begin Provided data
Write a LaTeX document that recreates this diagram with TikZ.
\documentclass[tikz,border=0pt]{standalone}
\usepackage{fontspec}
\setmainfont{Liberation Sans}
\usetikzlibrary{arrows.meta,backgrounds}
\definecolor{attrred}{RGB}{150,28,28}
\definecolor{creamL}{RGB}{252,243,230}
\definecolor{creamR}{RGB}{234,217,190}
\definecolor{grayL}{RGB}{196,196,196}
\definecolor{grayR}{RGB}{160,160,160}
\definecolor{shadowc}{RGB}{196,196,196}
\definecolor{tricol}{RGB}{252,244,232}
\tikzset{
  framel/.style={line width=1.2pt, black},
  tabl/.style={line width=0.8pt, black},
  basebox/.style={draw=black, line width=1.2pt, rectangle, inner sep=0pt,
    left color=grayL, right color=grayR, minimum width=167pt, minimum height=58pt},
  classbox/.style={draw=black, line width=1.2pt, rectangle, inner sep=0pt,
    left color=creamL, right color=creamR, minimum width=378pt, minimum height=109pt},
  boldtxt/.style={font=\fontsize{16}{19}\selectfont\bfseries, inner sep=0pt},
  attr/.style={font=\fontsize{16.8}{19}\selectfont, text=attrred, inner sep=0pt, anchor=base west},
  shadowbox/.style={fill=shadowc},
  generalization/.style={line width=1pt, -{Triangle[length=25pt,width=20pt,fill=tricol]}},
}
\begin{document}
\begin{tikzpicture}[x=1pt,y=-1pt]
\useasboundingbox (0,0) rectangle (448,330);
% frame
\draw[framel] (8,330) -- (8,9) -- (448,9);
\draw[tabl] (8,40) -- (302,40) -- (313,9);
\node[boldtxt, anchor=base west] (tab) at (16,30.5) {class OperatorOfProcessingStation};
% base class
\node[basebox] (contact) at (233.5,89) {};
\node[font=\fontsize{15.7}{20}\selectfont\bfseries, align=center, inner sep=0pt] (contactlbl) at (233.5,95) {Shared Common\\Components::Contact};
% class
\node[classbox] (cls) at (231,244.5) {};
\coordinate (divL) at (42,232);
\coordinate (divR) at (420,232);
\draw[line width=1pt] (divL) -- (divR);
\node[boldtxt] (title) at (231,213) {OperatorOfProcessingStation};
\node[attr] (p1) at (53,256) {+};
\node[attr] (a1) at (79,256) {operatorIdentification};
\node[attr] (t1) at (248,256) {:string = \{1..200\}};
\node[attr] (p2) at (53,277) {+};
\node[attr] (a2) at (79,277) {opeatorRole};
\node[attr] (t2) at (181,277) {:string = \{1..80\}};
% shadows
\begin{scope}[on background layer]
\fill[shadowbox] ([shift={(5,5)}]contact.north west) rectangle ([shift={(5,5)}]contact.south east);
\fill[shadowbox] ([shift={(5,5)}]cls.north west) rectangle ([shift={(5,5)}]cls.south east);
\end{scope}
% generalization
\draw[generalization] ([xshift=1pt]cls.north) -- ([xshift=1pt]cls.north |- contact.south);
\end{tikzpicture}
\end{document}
end Provided data
begin Provided data
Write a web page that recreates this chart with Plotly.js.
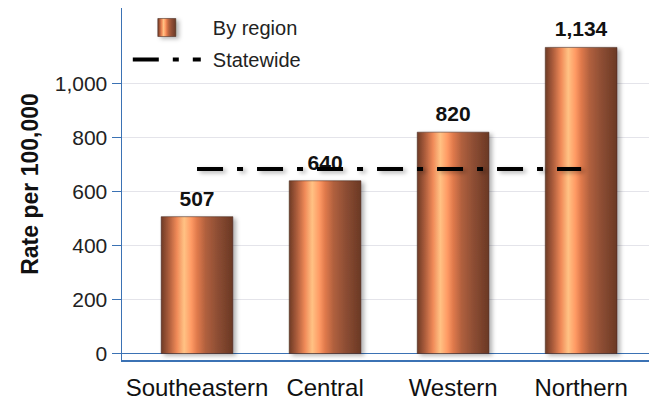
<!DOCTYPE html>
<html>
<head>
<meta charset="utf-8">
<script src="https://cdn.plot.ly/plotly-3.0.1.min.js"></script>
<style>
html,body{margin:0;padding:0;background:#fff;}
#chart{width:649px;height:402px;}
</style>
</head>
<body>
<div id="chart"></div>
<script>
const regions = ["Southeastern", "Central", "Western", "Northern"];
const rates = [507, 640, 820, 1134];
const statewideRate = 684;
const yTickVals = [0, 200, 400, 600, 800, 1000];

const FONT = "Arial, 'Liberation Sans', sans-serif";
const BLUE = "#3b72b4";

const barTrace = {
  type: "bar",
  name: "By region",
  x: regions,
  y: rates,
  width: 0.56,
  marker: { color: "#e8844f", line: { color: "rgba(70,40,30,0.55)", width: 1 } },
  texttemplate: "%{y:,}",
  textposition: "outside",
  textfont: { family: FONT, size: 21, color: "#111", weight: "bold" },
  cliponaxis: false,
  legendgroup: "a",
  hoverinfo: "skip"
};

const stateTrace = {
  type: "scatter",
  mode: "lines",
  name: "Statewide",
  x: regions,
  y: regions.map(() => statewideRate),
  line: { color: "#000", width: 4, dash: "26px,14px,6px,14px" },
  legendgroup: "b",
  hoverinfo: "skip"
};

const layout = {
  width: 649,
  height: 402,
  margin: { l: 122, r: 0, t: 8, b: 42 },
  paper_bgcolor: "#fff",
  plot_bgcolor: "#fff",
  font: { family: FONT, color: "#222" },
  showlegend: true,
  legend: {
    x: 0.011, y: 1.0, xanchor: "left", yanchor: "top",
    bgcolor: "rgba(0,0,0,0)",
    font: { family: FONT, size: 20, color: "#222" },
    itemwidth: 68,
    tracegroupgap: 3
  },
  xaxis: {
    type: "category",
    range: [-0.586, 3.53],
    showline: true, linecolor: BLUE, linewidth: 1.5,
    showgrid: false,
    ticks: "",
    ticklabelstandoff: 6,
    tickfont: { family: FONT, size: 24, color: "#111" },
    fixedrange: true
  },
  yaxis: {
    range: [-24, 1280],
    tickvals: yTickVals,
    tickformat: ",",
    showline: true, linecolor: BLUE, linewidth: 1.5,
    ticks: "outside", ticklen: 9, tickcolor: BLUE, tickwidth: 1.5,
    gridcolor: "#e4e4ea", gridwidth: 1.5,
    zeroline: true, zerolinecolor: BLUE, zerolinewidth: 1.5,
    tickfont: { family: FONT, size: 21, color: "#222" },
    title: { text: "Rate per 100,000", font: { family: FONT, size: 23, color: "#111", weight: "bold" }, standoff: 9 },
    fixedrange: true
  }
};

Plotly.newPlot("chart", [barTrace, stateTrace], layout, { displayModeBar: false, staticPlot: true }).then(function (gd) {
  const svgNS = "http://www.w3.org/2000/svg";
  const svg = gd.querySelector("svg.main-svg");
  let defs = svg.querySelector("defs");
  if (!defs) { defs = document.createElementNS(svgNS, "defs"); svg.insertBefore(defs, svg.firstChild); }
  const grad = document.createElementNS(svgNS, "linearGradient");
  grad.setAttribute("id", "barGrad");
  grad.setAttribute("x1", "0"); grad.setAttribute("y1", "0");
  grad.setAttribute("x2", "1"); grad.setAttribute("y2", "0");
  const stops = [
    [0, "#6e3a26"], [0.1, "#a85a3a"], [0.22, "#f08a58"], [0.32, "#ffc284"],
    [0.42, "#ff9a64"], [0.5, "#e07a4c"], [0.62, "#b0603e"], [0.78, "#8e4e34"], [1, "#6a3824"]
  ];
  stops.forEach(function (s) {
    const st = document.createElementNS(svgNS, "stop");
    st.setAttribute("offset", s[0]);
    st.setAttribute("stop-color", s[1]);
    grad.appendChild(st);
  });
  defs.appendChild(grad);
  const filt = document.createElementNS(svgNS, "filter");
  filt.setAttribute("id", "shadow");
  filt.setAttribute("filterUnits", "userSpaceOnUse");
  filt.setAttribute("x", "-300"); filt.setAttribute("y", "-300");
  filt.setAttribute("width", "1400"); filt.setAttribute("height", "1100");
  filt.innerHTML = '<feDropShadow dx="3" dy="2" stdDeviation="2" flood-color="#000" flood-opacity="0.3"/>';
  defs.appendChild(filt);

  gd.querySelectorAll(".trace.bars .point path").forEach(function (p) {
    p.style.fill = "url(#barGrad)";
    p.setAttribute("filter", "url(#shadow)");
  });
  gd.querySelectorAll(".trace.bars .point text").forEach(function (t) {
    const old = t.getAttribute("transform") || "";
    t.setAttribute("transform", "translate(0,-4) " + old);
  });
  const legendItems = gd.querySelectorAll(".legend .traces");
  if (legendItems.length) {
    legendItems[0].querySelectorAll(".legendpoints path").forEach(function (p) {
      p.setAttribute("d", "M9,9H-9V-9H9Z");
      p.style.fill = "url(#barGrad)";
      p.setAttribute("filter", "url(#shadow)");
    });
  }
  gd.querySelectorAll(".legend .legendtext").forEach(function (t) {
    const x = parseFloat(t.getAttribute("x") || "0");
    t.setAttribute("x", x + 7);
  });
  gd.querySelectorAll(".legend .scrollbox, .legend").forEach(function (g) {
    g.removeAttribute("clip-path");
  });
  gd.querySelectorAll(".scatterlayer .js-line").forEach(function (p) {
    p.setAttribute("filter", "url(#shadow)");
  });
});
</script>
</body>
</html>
end Provided data
begin Provided data
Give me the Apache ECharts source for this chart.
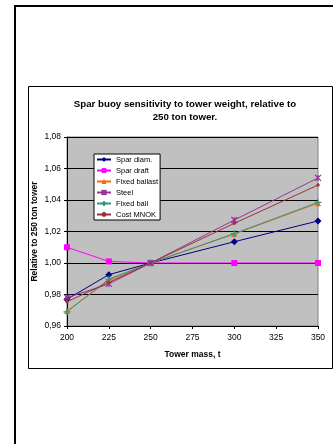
end Provided data
Given task:
Copy exactly the stretch of lines that starts at the line holding "Write a web" and ends at the line holding "const yTickVals = [0, 200, 400, 600, 800, 1000];". Drop the pictures.

Solution:
Write a web page that recreates this chart with Plotly.js.
<!DOCTYPE html>
<html>
<head>
<meta charset="utf-8">
<script src="https://cdn.plot.ly/plotly-3.0.1.min.js"></script>
<style>
html,body{margin:0;padding:0;background:#fff;}
#chart{width:649px;height:402px;}
</style>
</head>
<body>
<div id="chart"></div>
<script>
const regions = ["Southeastern", "Central", "Western", "Northern"];
const rates = [507, 640, 820, 1134];
const statewideRate = 684;
const yTickVals = [0, 200, 400, 600, 800, 1000];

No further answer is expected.